Difference Between Sulfurous and Photochemical Smog
There is a difference between photochemical smog and its counterpart, sulphurous smog. Photochemical smog is the result of a chemical reaction that occurs when sunlight is combined with air pollutants. The sun causes ozone to form when nitrogen dioxide reacts with volatile organic compounds, including fossil fuels. This creates an unpleasant haze which can cause eye irritation and respiratory problems as well as damage to vegetation.
Sulfurous smog, on the other hand, is created by the burning of coal or petroleum products in low-oxygen conditions. This type of pollution was most prevalent at one time in industrial cities such as London and Los Angeles where it caused eye irritation; however sulphurous smog has not been seen in large quantities since the 1950s when air pollution controls were finally introduced after several deaths caused by this phenomenon.
Similarities Between Sulfurous and Photochemical Smog
There are also some similarities between these two types of smog. Both types of smog occur as a result of human activity. Both types are caused by the burning of fossil fuels such as those used in cars and industry. Both kinds do some damage to the environment, and both have been known to cause health concerns for humans, though the nature of those health concerns differs for each type. Finally, both kinds contain ozone, which is produced when volatile organic compounds react with nitrous oxides.
Sulphurous smog and photochemical smog are both created by human activity
Sulfurous smog and photochemical smog are both created by human activity. In the case of sulfurous smog, it is created through the burning of fossil fuels such as coal, which contain large quantities of sulphur. Photochemical smog is caused by vehicles emitting nitrogen oxides and volatile organic compounds in the presence of sunlight, which causes chemical reactions that create ozone and other pollutants.
You will find different types of air pollution in different places around the world;
- Photochemical smog is more common in countries where many people drive cars because they emit a lot of nitrogen oxides and volatile organic compounds.

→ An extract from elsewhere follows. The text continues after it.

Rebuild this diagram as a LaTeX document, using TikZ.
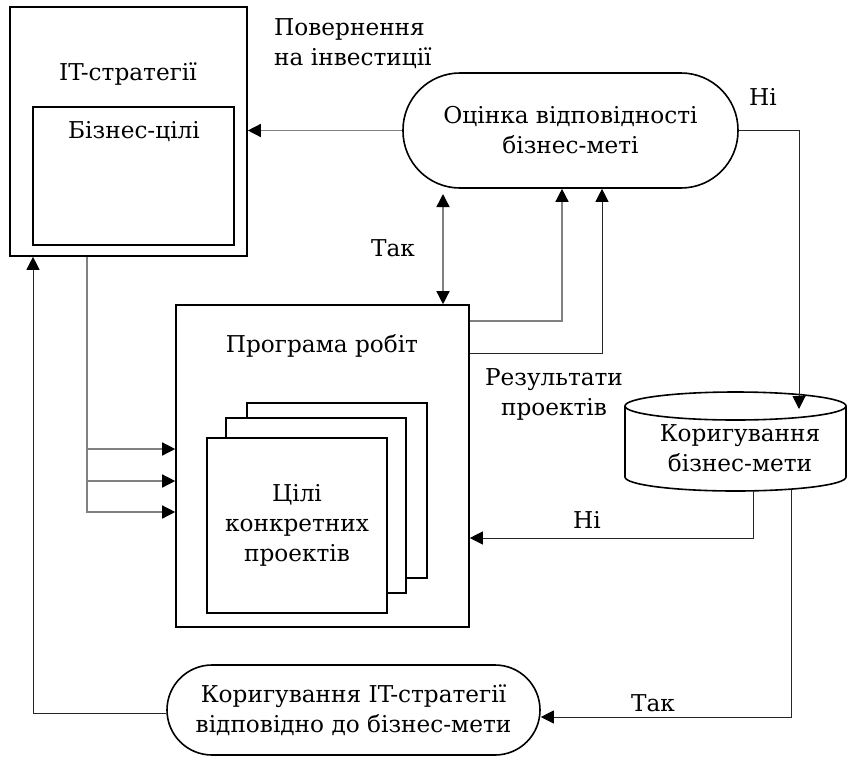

- Sulphurous smog is more common in countries where many factories burn fuels containing sulfur (for example, coal).
Sulfurous smog was first noticed in Manchester, England, in 1813, and it spread to other cities of the industrialized British Isles. In Europe, the worst smog occurred in London on December 5, 1952, when the fog combined with coal smoke for five days and killed about 4,000 people. The Great Smog of London led to the Clean Air Act of 1956, which required that tall chimneys be built to disperse air pollution from factories and power plants.
Photochemical smog was first detected in Los Angeles during the 1940s after World War II brought rapid industrial growth to southern California. Since then, it has been detected in most major cities with heavy traffic congestion. Photochemical smog has also been detected more recently in relatively undeveloped areas such as Mexico City; Athens.
Two types of air pollution
Air pollution is classified into two types: primary and secondary;
- Primary air pollution is caused by a substance or matter that, when released into the atmosphere, causes damage to the environment and/or human health.
- Secondary air pollution is caused by chemical reactions between primary pollutants that take place in the atmosphere.
The main cause of primary air pollution is emissions from burning fossil fuels (coal, petroleum, and other petroleum products used to power various modes of transportation, generate electricity, or provide heat for homes and businesses) that contain sulfur. When these fuels are burned, sulfur dioxide (SO2) gas escapes into the atmosphere.
Sulfur dioxide can be carried hundreds of kilometers in the atmosphere before it reacts with other molecules. There, it reacts with oxygen and water to form sulfuric acid (H2SO4), which is a major component of acid rain. When sulfuric acid combines with water droplets suspended in fog or cloud formations, sulfurous smog results.